Unfortunately, many teachers fall for this. There seems to be an irrational belief that if only every teacher in the environment treats children the same way, they will behave. The total weight of the child behavior is put on the grown-ups, and the responsibility is built on enforcement rather than on compliance.

Although consistent enforcement does help keep the rule in the forefront, inconsistent enforcement neither causes nor excuses inappropriate behavior. The issue isn’t whether the teacher is or isn’t doing her/his job, the issue is that the child is violating the rule and is looking for someone else to blame.

Teacher’s Strategy: Put the focus back on the child—

When confronted with “other teachers don’t do anything when I____” rationalizations, say, “You feel because you broke the rule and you weren’t called on it that the rule has changed… it hasn’t.” …or… “You would like it to be Mrs. Jones’ fault that you are breaking the rule.”

7. ODD Behavior: Refusal to comply—

Examples:

• “You can’t make me.”
• “What are you going to do about it?”

When children say, “You can’t make me,” they are asserting their control and challenging yours. They are silently hoping that the teacher will rise to the challenge and try to control them. Like it or not, they are right. Teachers can’t make anyone do anything against her/his will.

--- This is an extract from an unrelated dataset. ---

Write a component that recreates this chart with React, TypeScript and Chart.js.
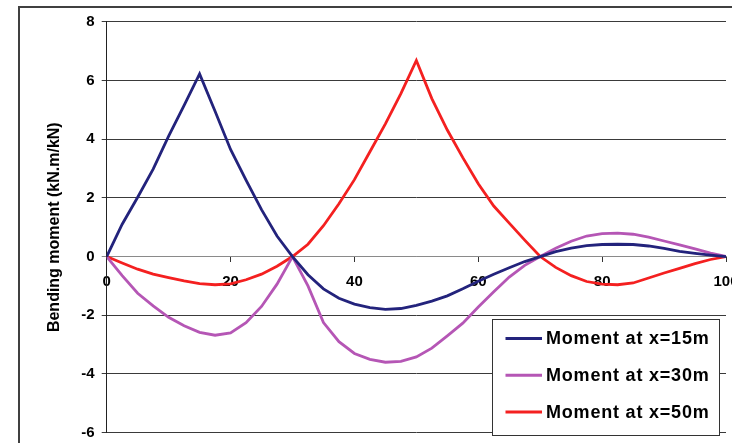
import React, { useEffect, useRef } from "react";
import { Chart, registerables } from "chart.js";

Chart.register(...registerables);

// Position along the beam (m)
const positions = [
  0, 2.5, 5, 7.5, 10, 12.5, 15, 17.5, 20, 22.5, 25, 27.5, 30,
  32.5, 35, 37.5, 40, 42.5, 45, 47.5, 50, 52.5, 55, 57.5, 60, 62.5, 65, 67.5, 70,
  72.5, 75, 77.5, 80, 82.5, 85, 87.5, 90, 92.5, 95, 97.5, 100,
];

const moment15 = [
  0, 1.1, 2.02, 2.98, 4.1, 5.15, 6.22, 4.95, 3.65, 2.6, 1.6, 0.7, 0,
  -0.62, -1.1, -1.42, -1.62, -1.74, -1.8, -1.77, -1.66, -1.52, -1.34, -1.1, -0.84, -0.6, -0.38, -0.17, 0,
  0.17, 0.29, 0.37, 0.41, 0.42, 0.41, 0.36, 0.28, 0.18, 0.11, 0.05, 0,
];

const moment30 = [
  0, -0.65, -1.25, -1.68, -2.07, -2.36, -2.58, -2.68, -2.6, -2.25, -1.7, -0.94, 0,
  -1.0, -2.25, -2.9, -3.3, -3.5, -3.6, -3.57, -3.42, -3.12, -2.7, -2.27, -1.72, -1.2, -0.7, -0.3, 0,
  0.28, 0.52, 0.7, 0.78, 0.8, 0.76, 0.66, 0.53, 0.4, 0.26, 0.12, 0,
];

const moment50 = [
  0, -0.22, -0.43, -0.6, -0.72, -0.83, -0.92, -0.96, -0.93, -0.79, -0.6, -0.33, 0,
  0.42, 1.05, 1.8, 2.62, 3.57, 4.52, 5.55, 6.68, 5.38, 4.31, 3.37, 2.48, 1.72, 1.14, 0.56, 0,
  -0.37, -0.65, -0.85, -0.94, -0.96, -0.9, -0.73, -0.56, -0.4, -0.24, -0.1, 0,
];

const seriesLabels = ["Moment at x=15m", "Moment at x=30m", "Moment at x=50m"];
const seriesColors = ["#23237C", "#B556B5", "#F42020"];

const xMin = 0;
const xMax = 100;
const xStep = 20;
const yMin = -6;
const yMax = 8;
const yStep = 2;
const yAxisTitle = "Bending moment (kN.m/kN)";

const FONT = '"Liberation Sans", Arial, sans-serif';

const toPoints = (vals: number[]) => positions.map((x, i) => ({ x, y: vals[i] }));

const framePlugin = {
  id: "outerFrame",
  beforeDraw(chart: any) {
    const { ctx, width, height } = chart;
    ctx.save();
    ctx.fillStyle = "#ffffff";
    ctx.fillRect(0, 0, width, height);
    ctx.strokeStyle = "#404040";
    ctx.lineWidth = 2;
    ctx.beginPath();
    ctx.moveTo(19, height + 5);
    ctx.lineTo(19, 7);
    ctx.lineTo(width + 5, 7);
    ctx.stroke();
    ctx.restore();
  },
};

const legendPlugin = {
  id: "boxLegend",
  afterDraw(chart: any) {
    const { ctx, chartArea } = chart;
    const right = chartArea.right - 7;
    const left = right - 227;
    const top = chartArea.bottom - 113.5;
    const h = 116;
    ctx.save();
    ctx.fillStyle = "#ffffff";
    ctx.fillRect(left, top, right - left, h);
    ctx.strokeStyle = "#333333";
    ctx.lineWidth = 1;
    ctx.strokeRect(Math.round(left) + 0.5, Math.round(top) + 0.5, Math.round(right - left), h);
    chart.data.datasets.forEach((ds: any, i: number) => {
      const y = top + 19.3 + i * 36.7;
      ctx.strokeStyle = ds.borderColor;
      ctx.lineWidth = 3;
      ctx.beginPath();
      ctx.moveTo(left + 13.5, y);
      ctx.lineTo(left + 50, y);
      ctx.stroke();
      ctx.fillStyle = "#000000";
      ctx.font = `bold 18px ${FONT}`;
      try {
        (ctx as any).letterSpacing = "0.8px";
      } catch (e) {}
      ctx.textBaseline = "middle";
      ctx.textAlign = "left";
      ctx.fillText(ds.label, left + 54, y + 1);
      try {
        (ctx as any).letterSpacing = "0px";
      } catch (e) {}
    });
    ctx.restore();
  },
};

export default function App() {
  const canvasRef = useRef<HTMLCanvasElement | null>(null);

  useEffect(() => {
    const canvas = canvasRef.current;
    if (!canvas) return;
    const datasets = [moment15, moment30, moment50].map((vals, i) => ({
      label: seriesLabels[i],
      data: toPoints(vals),
      borderColor: seriesColors[i],
      backgroundColor: seriesColors[i],
      borderWidth: 2.8,
      pointRadius: 0,
      tension: 0,
      fill: false,
    }));
    const chart = new Chart(canvas, {
      type: "line",
      data: { datasets },
      options: {
        animation: false,
        responsive: false,
        devicePixelRatio: 1,
        layout: { padding: { left: 0, right: 6, top: 21.7, bottom: 10.3 } },
        plugins: {
          legend: { display: false },
          tooltip: { enabled: false },
        },
        scales: {
          x: {
            type: "linear",
            min: xMin,
            max: xMax,
            position: { y: 0 } as any,
            afterFit: (scale: any) => {
              scale.paddingLeft = 0;
              scale.paddingRight = 0;
              scale.paddingTop = 0;
              scale.paddingBottom = 0;
            },
            ticks: {
              stepSize: xStep,
              autoSkip: false,
              maxRotation: 0,
              padding: 11,
              color: "#000000",
              font: { family: FONT, size: 15, weight: "bold" },
            },
            grid: {
              drawOnChartArea: false,
              drawTicks: true,
              tickLength: 5,
              color: "#333333",
            },
            border: { display: true, color: "#8a8a8a", width: 1 },
          },
          y: {
            type: "linear",
            min: yMin,
            max: yMax,
            position: "left",
            afterFit: (scale: any) => {
              scale.width = 106.7;
              scale.paddingTop = 0;
              scale.paddingBottom = 0;
              scale.paddingLeft = 0;
              scale.paddingRight = 0;
            },
            ticks: {
              stepSize: yStep,
              padding: 7,
              color: "#000000",
              font: { family: FONT, size: 15, weight: "bold" },
            },
            grid: {
              color: (ctx: any) => (ctx.tick && ctx.tick.value === 0 ? "#8a8a8a" : "#3a3a3a"),
              tickLength: 5,
              lineWidth: 1,
            },
            border: { display: true, color: "#222222", width: 1 },
            title: {
              display: true,
              text: yAxisTitle,
              color: "#000000",
              font: { family: FONT, size: 16, weight: "bold" },
              padding: { top: 45, bottom: 0 },
            },
          },
        },
      },
      plugins: [framePlugin, legendPlugin],
    });
    return () => chart.destroy();
  }, []);

  return (
    <div style={{ position: "absolute", left: 0, top: 0, width: 732, height: 443 }}>
      <canvas ref={canvasRef} width={732} height={443} style={{ width: 732, height: 443, display: "block" }} />
    </div>
  );
}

These children are also upping the ante—challenging teachers to come up with some consequence that will mean something to them. The “test” is to show teachers their own powerlessness, and these children will often laugh in the face of any consequences teachers might use, even if at a later time they might wish they hadn’t.

Teacher’s Strategy: Agreement—

You can consciously choose to avoid getting into a power struggle. You might generally agree with the child by saying something like, “You are absolutely right. I can’t make you. The only person who can control you is you. I hope you make a good decision for yourself.”

Children who ask, “What are you going to do about it?” are not so much interested in your answer as they are in trying to prove how incapable you are of controlling their behavior. A good response to this question might be, “You are trying to decide if it’s worth it for you. That lets me know that you are in control and are choosing whether or not to behave. That means you’re also choosing to accept whatever the consequences are.”

Note: Rarely, if ever, tell the child what the consequences will be, because (a) it generally doesn’t make a difference to them, and (b) vague consequences can serve to keep them emotionally off balance. Children who are oppositional don’t like uncertainty, and they are often more likely to make a decision to control their behavior if they don’t know what will happen. You could say, “Because you are telling me you’re in control, and it sounds like you’re just trying to see what will happen, is it worth it for you to act-up just to see what the outcome will be?”